DATA SEGMENT
%%
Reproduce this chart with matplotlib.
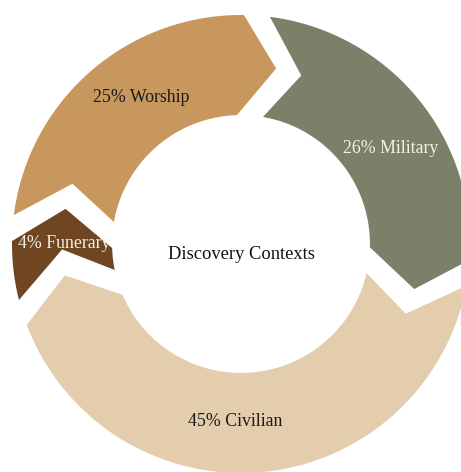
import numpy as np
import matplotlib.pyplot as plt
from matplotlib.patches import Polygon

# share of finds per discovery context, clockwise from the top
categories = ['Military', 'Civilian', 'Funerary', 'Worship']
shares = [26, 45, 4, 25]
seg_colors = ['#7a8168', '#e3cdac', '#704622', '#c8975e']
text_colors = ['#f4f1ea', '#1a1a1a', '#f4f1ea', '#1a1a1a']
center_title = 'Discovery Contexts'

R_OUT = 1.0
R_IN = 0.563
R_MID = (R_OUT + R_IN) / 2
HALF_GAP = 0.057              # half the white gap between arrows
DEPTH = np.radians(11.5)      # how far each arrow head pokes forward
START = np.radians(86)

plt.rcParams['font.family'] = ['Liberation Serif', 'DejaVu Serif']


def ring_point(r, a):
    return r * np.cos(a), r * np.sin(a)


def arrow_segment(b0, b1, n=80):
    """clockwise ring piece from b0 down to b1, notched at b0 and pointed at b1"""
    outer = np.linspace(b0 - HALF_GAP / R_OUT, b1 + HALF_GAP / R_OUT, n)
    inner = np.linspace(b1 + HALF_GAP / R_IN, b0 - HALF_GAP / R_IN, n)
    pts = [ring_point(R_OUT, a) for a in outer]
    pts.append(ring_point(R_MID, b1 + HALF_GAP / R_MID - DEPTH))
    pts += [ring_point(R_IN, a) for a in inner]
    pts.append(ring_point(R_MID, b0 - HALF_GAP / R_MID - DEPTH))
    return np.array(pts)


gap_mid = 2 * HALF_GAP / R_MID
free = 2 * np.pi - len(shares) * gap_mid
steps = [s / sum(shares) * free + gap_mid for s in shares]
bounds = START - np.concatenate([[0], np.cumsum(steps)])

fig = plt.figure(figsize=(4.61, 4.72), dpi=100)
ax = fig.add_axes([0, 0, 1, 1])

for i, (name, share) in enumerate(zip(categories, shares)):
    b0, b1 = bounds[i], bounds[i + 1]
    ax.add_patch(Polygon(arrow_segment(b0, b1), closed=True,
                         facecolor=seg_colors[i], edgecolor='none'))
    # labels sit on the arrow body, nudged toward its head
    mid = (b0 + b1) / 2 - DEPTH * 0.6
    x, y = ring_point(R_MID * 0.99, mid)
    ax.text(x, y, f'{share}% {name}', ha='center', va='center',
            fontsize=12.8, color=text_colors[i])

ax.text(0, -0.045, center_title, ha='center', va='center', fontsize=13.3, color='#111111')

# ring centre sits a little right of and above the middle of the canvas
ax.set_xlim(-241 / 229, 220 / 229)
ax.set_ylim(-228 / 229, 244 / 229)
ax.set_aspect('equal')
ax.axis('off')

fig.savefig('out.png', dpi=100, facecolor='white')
%%
PROBLEM STATEMENT
Your task is to restate word for word the lines from the top of the data to the line containing "ax = fig.add_axes([0, 0, 1, 1])", both ends included, with every picture left out.

WRITTEN RESPONSE
Reproduce this chart with matplotlib.
import numpy as np
import matplotlib.pyplot as plt
from matplotlib.patches import Polygon

# share of finds per discovery context, clockwise from the top
categories = ['Military', 'Civilian', 'Funerary', 'Worship']
shares = [26, 45, 4, 25]
seg_colors = ['#7a8168', '#e3cdac', '#704622', '#c8975e']
text_colors = ['#f4f1ea', '#1a1a1a', '#f4f1ea', '#1a1a1a']
center_title = 'Discovery Contexts'

R_OUT = 1.0
R_IN = 0.563
R_MID = (R_OUT + R_IN) / 2
HALF_GAP = 0.057              # half the white gap between arrows
DEPTH = np.radians(11.5)      # how far each arrow head pokes forward
START = np.radians(86)

plt.rcParams['font.family'] = ['Liberation Serif', 'DejaVu Serif']


def ring_point(r, a):
    return r * np.cos(a), r * np.sin(a)


def arrow_segment(b0, b1, n=80):
    """clockwise ring piece from b0 down to b1, notched at b0 and pointed at b1"""
    outer = np.linspace(b0 - HALF_GAP / R_OUT, b1 + HALF_GAP / R_OUT, n)
    inner = np.linspace(b1 + HALF_GAP / R_IN, b0 - HALF_GAP / R_IN, n)
    pts = [ring_point(R_OUT, a) for a in outer]
    pts.append(ring_point(R_MID, b1 + HALF_GAP / R_MID - DEPTH))
    pts += [ring_point(R_IN, a) for a in inner]
    pts.append(ring_point(R_MID, b0 - HALF_GAP / R_MID - DEPTH))
    return np.array(pts)


gap_mid = 2 * HALF_GAP / R_MID
free = 2 * np.pi - len(shares) * gap_mid
steps = [s / sum(shares) * free + gap_mid for s in shares]
bounds = START - np.concatenate([[0], np.cumsum(steps)])

fig = plt.figure(figsize=(4.61, 4.72), dpi=100)
ax = fig.add_axes([0, 0, 1, 1])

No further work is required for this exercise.